This Week in the Studio

River Lethe

It is 9:20 am on Saturday morning. The rain is continuing to come down. The fall festival here in town has been canceled. So I took pictures of what has kept me occupied this week in the studio. Years from now I suppose I can add these to “The Things I Used to Do”. But for now here it is….my week in review.

The upper image is a piece I am doing in hopes of entering it in a juried exhibit. It is going to be titled something like “Along the River Lethe”. The river named Lethe is one of the four rivers that flowed into the Styx river in Greek mythology….all of them heading to Hades. And each of them having names that translate into Hate, Fire, Woe, Wailing and Lethe for forgetfulness and concealment. Those are the brief translations.

Because I am getting older and have always worked with the idea of concealed and revealed, the River Lethe seemed like a good place to spend some time. So I built a boat with its passengers concealed under water with only fragments of memory surrounding them, fragments floating by on the currents of threads….tenuous threads of memory. And I am thinking that the boat will get to its destination (River Styx) and forget that was the place to be and start back….back and forth on the River Lethe losing recollections.
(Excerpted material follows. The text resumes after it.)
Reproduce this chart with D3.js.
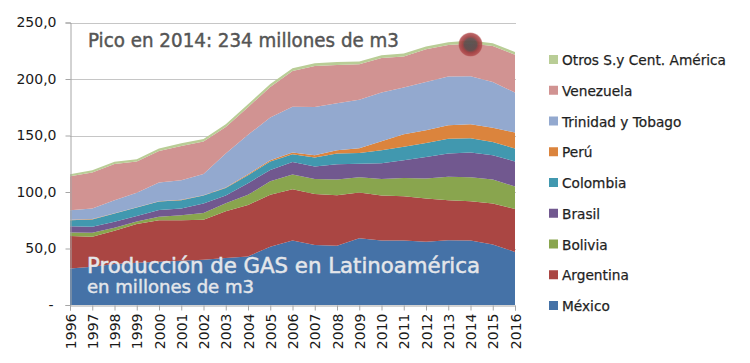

I have made tiny bamboo ladders for the souls to enter the boat and store their bits of clothing bundles on the way down to the passenger level. The text words have been picked out of an old romance novel. Actually the best text when fragments are needed is a romance novel. There are so many prepositions and past tense verbs that when isolated carry endless meanings. I have used this book titled Moss Rose and written by Taylor Day or Day Taylor (isn’t that a great romance novel writers name?) for so many years when I just wanted text for my artist books. The Proust Pulley, Lost Volumes I,II, III, jewelry and collage work have all benefited from how Ms Taylor (Day) put her words together.

There is much more to go on the it and I am thinking the river itself will be part of the piece. Why not?

Also this week I have begun to pack for a three day masters workshop weekend at Arrowmont. This one is taught by Stoney Lamar and Dan Essig. One is a wood turner, the other a book sculptor. It is all about surface texturing. I am taking all the things I would like to try to add texture to. Likely they will be expecting wood turners with their bowls and book artists with their wooden covers. I am more interested in how their techniques might be applied to my own materials of choice so it should be a good class and a wonderful opportunity to be back on the campus of Arrowmont. It has to have been at least six years since I taught there. Here are my bits and pieces to take so far.

materials for textures class

Milk paint will be a good part of the class and I learned much about this medium from Dolph Smith when doing the book below in his class when we were both teaching in Australia back in ’03. Back then we used very thin veneer and cut out our designs. I was trying to create an image of old Mercer Scroggs window in his workshop shed. The front of the book has the window and then on the back is the negative space of the hammer with some nails. This was fun to do and ended up being coptic bound with blank pages.

mercer book

mercer book back

During the week I spent two days helping my friend and student, Patti, finish and frame her two white line print textile pieces. She is the one student so far that I know who took the idea of making multiples of her prints and then stitching them together to create a “quilt”. All of her carvings are 2″ square and printed by hand with enough border to allow for the breathing space as well as the overlap needed for stitching. I only have this image of her Springtime birds. The companion piece is Autumn and is all acorns and oak leaves.  We framed them in natural pine deep frames measuring 18″ x 24″.

Pattis white line birds

Finally this week included reworking a painting that makes little sense out of context. In a novel I am writing….very slowly….there is an artist who paints in a particular sequence using particular imagery and very specific techniques. And since Lydia was so thorough in her commentary about her work, I decided to see if I could paint the “picture” she is working on in the novel.

She paints in large 4′ x 4′ canvases and I only had a 3′ x 3′ one. First she creates a mood with a background around a hazy figure that just appears there on the canvas. Then she has a dialogue with that figure to reason out what is mattering to that person or her. That then is described in a detailed painting placed somewhere on the body. I liked her idea enough to give it a go. The first one is glopping on almost every color of acrylic I have with a palette knife and dragging it down top to bottom. I kept covering it with more until I got it in an earth tone I could live with or more to the point Lydia could live with. It hung that way for better than a month in the studio and this week I changed the background to something softer, using the electric sander to dig down deeper and then add lighter paints and sand some more. I was likely influenced by the posting of those large sanded kimono paintings in an earlier blog.

Lydias painting started

Lydias painting revised

One last, very last I promise, thing. I cleaned and waxed the last of the small foundry molds for the In Search of Lost Time series.

foundry parts

It’s the rain and procrastination that has made this blog entry so long. but it only took one hour to complete.